▸ **Task statement**:
Using the entries shown below, output the line containing "Clone this chart in Apache ECharts.", the line containing "const seriesNames = ['Without", and every line between them, exactly. Pictures are omitted.

▸ **Records to use**:
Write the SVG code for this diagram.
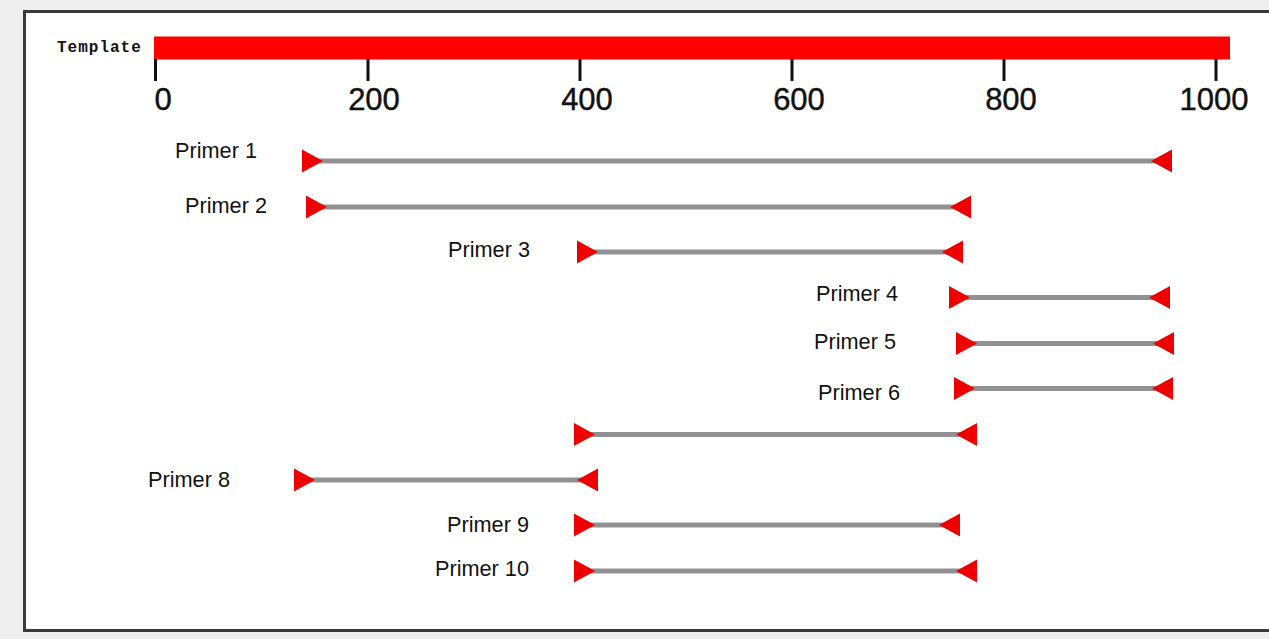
<svg xmlns="http://www.w3.org/2000/svg" xmlns:xlink="http://www.w3.org/1999/xlink" width="1269" height="639" viewBox="0 0 1269 639">
<defs>
<style>
.lbl{font-family:"Liberation Sans",Arial,sans-serif;font-size:21.7px;fill:#111;text-anchor:end}
.tick{font-family:"Liberation Sans",Arial,sans-serif;font-size:31px;fill:#111;text-anchor:middle;stroke:#111;stroke-width:0.4}
.tl{stroke:#111;stroke-width:3}
.pl{stroke:#919191;stroke-width:5}
.tri{fill:#ee0000}
</style>
<polygon id="fw" class="tri" points="0,-11.5 0,11.5 21,0"/>
<polygon id="rv" class="tri" points="0,-11.5 0,11.5 -21,0"/>
</defs>
<rect x="0" y="0" width="1269" height="639" fill="#efefef"/>
<rect x="24.5" y="11.5" width="1270" height="619" fill="#ffffff" stroke="#3a3a3a" stroke-width="3"/>
<g id="template">
<text x="57" y="52" font-family="Liberation Mono,monospace" font-size="16" font-weight="bold" letter-spacing="1" fill="#111">Template</text>
<rect x="154" y="36.5" width="1076" height="23" fill="#ff0000"/>
</g>
<g id="axis">
<line class="tl" x1="155.5" y1="59" x2="155.5" y2="81"/>
<line class="tl" x1="368" y1="59" x2="368" y2="81"/>
<line class="tl" x1="580" y1="59" x2="580" y2="81"/>
<line class="tl" x1="792" y1="59" x2="792" y2="81"/>
<line class="tl" x1="1004" y1="59" x2="1004" y2="81"/>
<line class="tl" x1="1216" y1="59" x2="1216" y2="81"/>
<text class="tick" x="163" y="110">0</text>
<text class="tick" x="374" y="110">200</text>
<text class="tick" x="587" y="110">400</text>
<text class="tick" x="799" y="110">600</text>
<text class="tick" x="1011" y="110">800</text>
<text class="tick" x="1214" y="110">1000</text>
</g>
<g id="connectors">
<line class="pl" x1="318" y1="161" x2="1156" y2="161"/>
<line class="pl" x1="322" y1="207" x2="955" y2="207"/>
<line class="pl" x1="593" y1="252" x2="947" y2="252"/>
<line class="pl" x1="965" y1="297.5" x2="1154" y2="297.5"/>
<line class="pl" x1="972" y1="343.5" x2="1158" y2="343.5"/>
<line class="pl" x1="970" y1="388.5" x2="1157" y2="388.5"/>
<line class="pl" x1="590" y1="434.5" x2="961" y2="434.5"/>
<line class="pl" x1="310" y1="480" x2="582" y2="480"/>
<line class="pl" x1="590" y1="525" x2="944" y2="525"/>
<line class="pl" x1="590" y1="571" x2="961" y2="571"/>
</g>
<g id="primer1"><text class="lbl" x="257" y="158">Primer 1</text><use xlink:href="#fw" x="302" y="161"/><use xlink:href="#rv" x="1172" y="161"/></g>
<g id="primer2"><text class="lbl" x="267" y="213">Primer 2</text><use xlink:href="#fw" x="306" y="207"/><use xlink:href="#rv" x="971" y="207"/></g>
<g id="primer3"><text class="lbl" x="530" y="257">Primer 3</text><use xlink:href="#fw" x="577" y="252"/><use xlink:href="#rv" x="963" y="252"/></g>
<g id="primer4"><text class="lbl" x="898" y="301">Primer 4</text><use xlink:href="#fw" x="949" y="297.5"/><use xlink:href="#rv" x="1170" y="297.5"/></g>
<g id="primer5"><text class="lbl" x="896" y="349">Primer 5</text><use xlink:href="#fw" x="956" y="343.5"/><use xlink:href="#rv" x="1174" y="343.5"/></g>
<g id="primer6"><text class="lbl" x="900" y="400">Primer 6</text><use xlink:href="#fw" x="954" y="388.5"/><use xlink:href="#rv" x="1173" y="388.5"/></g>
<g id="primer7"><use xlink:href="#fw" x="574" y="434.5"/><use xlink:href="#rv" x="977" y="434.5"/></g>
<g id="primer8"><text class="lbl" x="230" y="487">Primer 8</text><use xlink:href="#fw" x="294" y="480"/><use xlink:href="#rv" x="598" y="480"/></g>
<g id="primer9"><text class="lbl" x="529" y="532">Primer 9</text><use xlink:href="#fw" x="574" y="525"/><use xlink:href="#rv" x="960" y="525"/></g>
<g id="primer10"><text class="lbl" x="529" y="576">Primer 10</text><use xlink:href="#fw" x="574" y="571"/><use xlink:href="#rv" x="977" y="571"/></g>
</svg>
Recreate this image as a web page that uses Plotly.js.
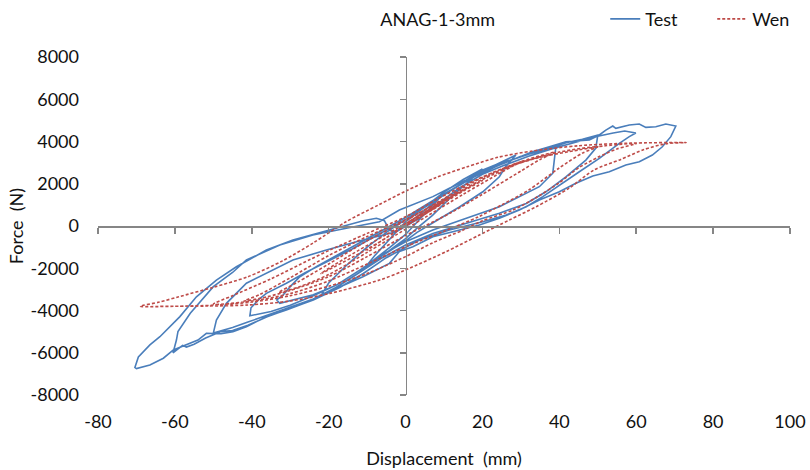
<!DOCTYPE html>
<html>
<head>
<meta charset="utf-8">
<script src="https://cdn.plot.ly/plotly-3.0.1.min.js"></script>
<style>html,body{margin:0;padding:0;background:#fff;}#chart{width:810px;height:470px;}</style>
</head>
<body>
<div id="chart"></div>
<script>
// ---- data ----
const chartTitle = 'ANAG-1-3mm';
const xTitle = 'Displacement  (mm)';
const yTitle = 'Force  (N)';
const xTicks = [-80, -60, -40, -20, 0, 20, 40, 60, 80, 100];
const yTicks = [-8000, -6000, -4000, -2000, 0, 2000, 4000, 6000, 8000];
const seriesNames = ['Test', 'Wen'];

// Test (measured) hysteresis, one continuous path, branch by branch
const testX = [
  0, 4, 8, 10,
  8, 5, 2, 0, -4, -8, -10,
  -8, -5, -2, 0, 5, 10, 15, 20,
  17, 12, 7, 3, 0, -6, -12, -17, -22,
  -20, -15, -10, -5, 0, 6, 12, 18, 24, 28.7,
  26, 24.4, 20.1, 14, 8, 3, 0, -6, -12, -18, -24, -29, -32.7,
  -33.5, -32, -30, -27.5, -23, -18, -12, -6, 0, 8, 16, 24, 32, 36, 39.1,
  38.8, 38.3, 34.8, 29.6, 24.4, 15.8, 7.1, 0, -6, -12, -18, -24, -30, -35, -38, -40.5,
  -40.2, -38, -36.2, -33, -31, -26, -20, -14, -8, -3, 0, 6, 12, 18, 24, 30, 36, 42, 46, 50,
  49.8, 49.5, 46.9, 41.7, 36.5, 31.4, 24.4, 15.8, 7.1, 0, -6, -12, -18, -24, -30, -36, -41, -45, -50,
  -49.2, -46.6, -41.4, -36.2, -29.3, -20.6, -11.1, -2.4, 3, 8, 14, 20, 26, 32, 38, 44, 50, 54, 57, 59.9,
  58.2, 55.6, 50.4, 45.2, 40.9, 35.7, 31.4, 26.2, 20.1, 11.4, 3.6, 0, -5, -11, -17, -24, -31, -36, -41, -45, -48, -52, -55, -57, -58, -60.5,
  -60.4, -59.6, -59.2, -56, -50, -45, -41.4, -32.7, -24.1, -15.4, -6.8, -1.6, 2.8, 7.1, 11.4, 15.8, 20.1, 24.4, 28.7, 33, 37.4, 41.7, 47.8, 50.4, 52.1, 53.9, 54.7, 58.2, 60.8, 62.5, 65.1, 67.7, 70.3,
  69, 66.8, 64.2, 60.8, 57.3, 53, 48.7, 44.3, 40, 34.8, 29.6, 24.4, 19.2, 12.3, 7.1, 1.9, -1.6, -4.2, -11.1, -18.9, -24.1, -31, -36.2, -41.4, -44.9, -48, -51.8, -54, -57, -60.4, -63, -66.5, -70,
  -70.4, -69.5, -66.5, -63.9, -58.7, -54.4, -49.2, -44, -36.2, -29.3, -22.3, -15.4, -11, -7.6, -5.5, -4.2, -2.5
];
const testY = [
  0, 600, 1200, 1550,
  1150, 600, 0, -400, -1000, -1550, -1850,
  -1400, -800, -200, 200, 900, 1600, 2200, 2700,
  2200, 1400, 500, -100, -600, -1400, -2200, -2800, -3300,
  -2700, -1800, -1000, -300, 300, 1000, 1700, 2400, 2950, 3360,
  2800, 2330, 1620, 900, 250, -300, -700, -1400, -2100, -2800, -3250, -3500, -3660,
  -3500, -3300, -2870, -2400, -1900, -1400, -800, -200, 400, 1300, 2150, 2900, 3400, 3600, 3750,
  3300, 2500, 1860, 1390, 915, 364, -190, -750, -1350, -2100, -2800, -3300, -3750, -4050, -4150, -4250,
  -3870, -3450, -3190, -2900, -2710, -2200, -1650, -1100, -500, 0, 300, 1000, 1700, 2350, 2850, 3300, 3600, 3950, 4100, 4300,
  4000, 3690, 3120, 2330, 1620, 1070, 600, 126, -350, -900, -1500, -2200, -2900, -3450, -3850, -4250, -4550, -4800, -5070,
  -4450, -3660, -2710, -2240, -1610, -1140, -660, -270, 300, 1000, 1800, 2450, 2900, 3300, 3650, 3950, 4250, 4400, 4500, 4400,
  4230, 3910, 3200, 2570, 2020, 1390, 915, 520, 205, -190, -660, -1000, -1500, -2250, -2900, -3500, -3950, -4300, -4700, -4950, -5000, -5300, -5600, -5730, -5650, -6000,
  -5950, -5400, -5000, -4130, -2870, -2200, -1610, -900, -426, -110, 205, 760, 1070, 1390, 1785, 2180, 2650, 2970, 3200, 3520, 3750, 3990, 4070, 4310, 4540, 4730, 4620, 4780, 4830, 4670, 4700, 4830, 4730,
  4230, 3750, 3360, 3040, 2890, 2570, 2370, 2020, 1620, 1230, 760, 364, 47, -270, -506, -980, -1210, -1770, -2400, -3030, -3500, -3980, -4290, -4770, -5000, -5100, -5080, -5400, -5630, -5870, -6260, -6580, -6750,
  -6700, -6200, -5630, -5240, -4290, -3350, -2560, -1930, -1140, -660, -317, 47, 250, 364, 250, -200, -280
];

// Wen model, one continuous path, branch by branch
const wenX = [
  0, 5, 10,
  5, 0, -5, -10,
  -5, 0, 10, 20,
  15, 10, 0, -10, -22,
  -15, -5, 5, 15, 23, 30,
  25, 15, 5, 0, -10, -20, -28, -33,
  -28, -20, -10, 0, 10, 20, 30, 39,
  35, 30, 20, 12, 5, 0, -10, -20, -30, -36, -42,
  -38, -30, -20, -10, 0, 10, 20, 30, 40, 50,
  46, 40, 32, 25, 19, 10, 0, -10, -20, -30, -40, -50,
  -45, -35, -25, -19.7, -10, 0, 8, 15, 25, 35, 45, 52, 60,
  55, 50, 45, 40, 34, 28, 20, 15, 7, 0, -10, -20, -30, -40, -50, -60, -69,
  -64, -59, -50, -41, -32, -24, -15.5, -7, 0, 8, 16, 24, 33, 45, 58, 73,
  68, 62, 56, 49, 42.6, 34, 27, 19.2, 10.6, 0, -6.8, -19.7, -30, -41, -52, -64
];
const wenY = [
  0, 550, 1150,
  600, 50, -550, -1150,
  -550, 100, 1200, 2150,
  1650, 1100, 0, -1100, -2250,
  -1450, -400, 650, 1700, 2500, 3050,
  2550, 1500, 400, -150, -1250, -2300, -2900, -3150,
  -2650, -1800, -700, 250, 1300, 2300, 3050, 3500,
  3150, 2600, 1500, 650, 0, -450, -1450, -2400, -3050, -3350, -3550,
  -3250, -2450, -1400, -500, 300, 1250, 2200, 3000, 3500, 3750,
  3450, 2750, 1700, 1000, 440, -250, -980, -1800, -2600, -3200, -3550, -3700,
  -3300, -2500, -1600, -1140, -350, 440, 1250, 1900, 2700, 3250, 3600, 3800, 3900,
  3650, 3250, 2750, 2050, 1350, 760, 250, -190, -800, -1450, -2250, -2850, -3300, -3600, -3750, -3800, -3800,
  -3600, -3350, -2900, -2400, -1650, -800, 200, 1000, 1650, 2300, 2800, 3250, 3550, 3800, 3920, 3950,
  3900, 3620, 3150, 2650, 1800, 915, 284, -426, -1210, -2080, -2560, -3190, -3550, -3740, -3790, -3800
];

// ---- drawing ----
const FONT = 'Lato, "Open Sans", "Liberation Sans", sans-serif';
const FS = 18;
const TXT = '#111111';
const AX = '#868686';
const xRange = [xTicks[0], xTicks[xTicks.length - 1]];
const yRange = [yTicks[0], yTicks[yTicks.length - 1]];

const traces = [
  {x: testX, y: testY, type: 'scatter', mode: 'lines', name: seriesNames[0],
   line: {color: '#4A7EBB', width: 1.6}},
  {x: wenX, y: wenY, type: 'scatter', mode: 'lines', name: seriesNames[1],
   line: {color: '#BE4B48', width: 1.6, dash: '3px,2px', shape: 'spline', smoothing: 0.8}},
  {x: [], y: [], xaxis: 'x2', yaxis: 'y2', type: 'scatter', mode: 'lines', showlegend: false, hoverinfo: 'skip'}
];

const zeroFracY = (0 - yRange[0]) / (yRange[1] - yRange[0]);
const zeroFracX = (0 - xRange[0]) / (xRange[1] - xRange[0]);

const layout = {
  width: 810, height: 470,
  margin: {l: 98, r: 20, t: 57, b: 75, autoexpand: false},
  paper_bgcolor: '#ffffff', plot_bgcolor: '#ffffff',
  font: {family: FONT, size: FS, color: TXT},
  showlegend: true,
  title: {text: chartTitle, font: {family: FONT, size: FS, color: TXT},
          x: 0.491, xref: 'paper', xanchor: 'center', y: 0.958, yref: 'container', yanchor: 'middle'},
  legend: {orientation: 'h', x: 0.733, xanchor: 'left', y: 1.112, yanchor: 'middle',
           font: {family: FONT, size: FS, color: TXT}, bgcolor: 'rgba(0,0,0,0)', itemwidth: 30,
           entrywidth: 62, entrywidthmode: 'pixels', tracegroupgap: 0},
  xaxis: {range: xRange, tickvals: xTicks, ticktext: xTicks.map(String), showgrid: false, zeroline: false,
          showline: false, ticks: '', ticklabelstandoff: 14, tickfont: {family: FONT, size: FS, color: TXT},
          title: {text: xTitle, font: {family: FONT, size: FS, color: TXT}, standoff: 21}, fixedrange: true},
  yaxis: {range: yRange, tickvals: yTicks, ticktext: yTicks.map(String), showgrid: false, zeroline: false,
          showline: false, ticks: '', ticklabelstandoff: 18, tickfont: {family: FONT, size: FS, color: TXT},
          title: {text: yTitle, font: {family: FONT, size: FS, color: TXT}, standoff: 2}, fixedrange: true},
  xaxis2: {overlaying: 'x', anchor: 'free', position: zeroFracY, range: xRange, tickvals: xTicks,
           showticklabels: false, showgrid: false, zeroline: false, showline: true, linecolor: AX, linewidth: 1.5,
           ticks: 'outside', ticklen: 6, tickwidth: 1.5, tickcolor: AX, fixedrange: true},
  yaxis2: {overlaying: 'y', anchor: 'free', position: zeroFracX, range: yRange, tickvals: yTicks,
           showticklabels: false, showgrid: false, zeroline: false, showline: true, linecolor: AX, linewidth: 1.5,
           ticks: 'outside', ticklen: 6, tickwidth: 1.5, tickcolor: AX, side: 'left', fixedrange: true}
};

Plotly.newPlot('chart', traces, layout, {displayModeBar: false, staticPlot: true});
</script>
</body>
</html>
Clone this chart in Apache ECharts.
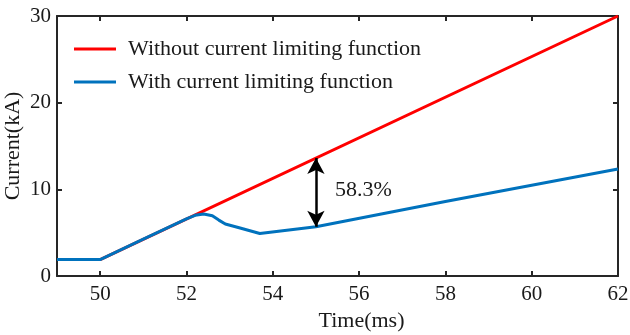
<!DOCTYPE html>
<html>
<head>
<meta charset="utf-8">
<script src="https://cdn.jsdelivr.net/npm/echarts@6/dist/echarts.min.js"></script>
<style>
  html, body { margin: 0; padding: 0; background: #fff; }
  #chart { width: 630px; height: 335px; }
</style>
</head>
<body>
<div id="chart"></div>
<script>
// Fault current with and without the current limiting function
const seriesNames = ['Without current limiting function', 'With current limiting function'];

// [time (ms), current (kA)]
const withoutLimiting = [
  [49, 1.9], [50, 1.9], [62, 30]
];
const withLimiting = [
  [49, 1.9], [50, 1.9], [51, 4.25], [52, 6.6], [52.2, 7.0], [52.4, 7.15],
  [52.6, 6.95], [52.75, 6.45], [52.9, 6.0], [53.2, 5.6], [53.7, 4.9],
  [55, 5.68], [58, 8.6], [62, 12.34]
];

// Reduction marker at t = 55 ms
const markTime = 55;
const markUpper = 13.61;
const markLower = 5.68;
const markText = '58.3%';
const markTextPos = [56.1, 9.9];

const xTicks = [50, 52, 54, 56, 58, 60, 62];
const xRange = [49, 62];
const yRange = [0, 30];
const yStep = 10;

const font = 'Liberation Serif, Times New Roman, serif';
const axisColor = '#262626';
const textColor = '#1a1a1a';

const chart = echarts.init(document.getElementById('chart'), null, { renderer: 'canvas' });

const tickStyle = { show: true, inside: true, length: 5, lineStyle: { color: axisColor, width: 2 } };

chart.setOption({
  animation: false,
  backgroundColor: '#fff',
  textStyle: { fontFamily: font },
  grid: { left: 57, right: 12, top: 16, bottom: 59, containLabel: false, outerBoundsMode: 'none' },
  legend: {
    orient: 'vertical',
    left: 74,
    top: 38,
    padding: 0,
    itemGap: 11,
    itemWidth: 42,
    itemHeight: 3,
    icon: 'rect',
    textStyle: { fontFamily: font, fontSize: 22, color: textColor, padding: [0, 0, 0, 7] },
    data: seriesNames
  },
  xAxis: [{
    type: 'value',
    min: xRange[0],
    max: xRange[1],
    name: 'Time(ms)',
    nameLocation: 'middle',
    nameGap: 34,
    nameMoveOverlap: false,
    nameTextStyle: { fontFamily: font, fontSize: 22, color: textColor, padding: [0, 0, 0, 48] },
    axisLine: { show: true, onZero: false, lineStyle: { color: axisColor, width: 2 } },
    axisTick: Object.assign({ customValues: xTicks }, tickStyle),
    axisLabel: { customValues: xTicks, fontFamily: font, fontSize: 21, color: textColor, margin: 8 },
    splitLine: { show: false }
  }, {
    type: 'value',
    position: 'top',
    min: xRange[0],
    max: xRange[1],
    axisLine: { show: true, onZero: false, lineStyle: { color: axisColor, width: 2 } },
    axisTick: Object.assign({ customValues: xTicks }, tickStyle),
    axisLabel: { show: false },
    splitLine: { show: false }
  }],
  yAxis: [{
    type: 'value',
    min: yRange[0],
    max: yRange[1],
    interval: yStep,
    name: 'Current(kA)',
    nameLocation: 'middle',
    nameGap: 33,
    nameMoveOverlap: false,
    nameTextStyle: { fontFamily: font, fontSize: 22, color: textColor },
    axisLine: { show: true, onZero: false, lineStyle: { color: axisColor, width: 2 } },
    axisTick: tickStyle,
    axisLabel: { fontFamily: font, fontSize: 21, color: textColor, margin: 6 },
    splitLine: { show: false }
  }, {
    type: 'value',
    position: 'right',
    min: yRange[0],
    max: yRange[1],
    interval: yStep,
    axisLine: { show: true, onZero: false, lineStyle: { color: axisColor, width: 2 } },
    axisTick: tickStyle,
    axisLabel: { show: false },
    splitLine: { show: false }
  }],
  series: [{
    name: seriesNames[0],
    type: 'line',
    data: withoutLimiting,
    showSymbol: false,
    symbol: 'none',
    color: '#ff0000',
    lineStyle: { color: '#ff0000', width: 3 },
    z: 2
  }, {
    name: seriesNames[1],
    type: 'line',
    data: withLimiting,
    showSymbol: false,
    symbol: 'none',
    color: '#0072bd',
    lineStyle: { color: '#0072bd', width: 3 },
    z: 3,
    markLine: {
      silent: true,
      symbol: ['arrow', 'arrow'],
      symbolSize: [13, 16],
      lineStyle: { color: '#000', width: 2.5, type: 'solid' },
      label: { show: false },
      data: [[{ coord: [markTime, markUpper] }, { coord: [markTime, markLower] }]]
    },
    markPoint: {
      silent: true,
      symbol: 'circle',
      symbolSize: 0,
      label: {
        show: true,
        formatter: markText,
        fontFamily: font,
        fontSize: 22,
        color: textColor,
        position: 'inside'
      },
      data: [{ coord: markTextPos }]
    }
  }]
});
</script>
</body>
</html>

▸ **Answer for this exercise**:
Clone this chart in Apache ECharts.
<!DOCTYPE html>
<html>
<head>
<meta charset="utf-8">
<script src="https://cdn.jsdelivr.net/npm/echarts@6/dist/echarts.min.js"></script>
<style>
  html, body { margin: 0; padding: 0; background: #fff; }
  #chart { width: 630px; height: 335px; }
</style>
</head>
<body>
<div id="chart"></div>
<script>
// Fault current with and without the current limiting function
const seriesNames = ['Without current limiting function', 'With current limiting function'];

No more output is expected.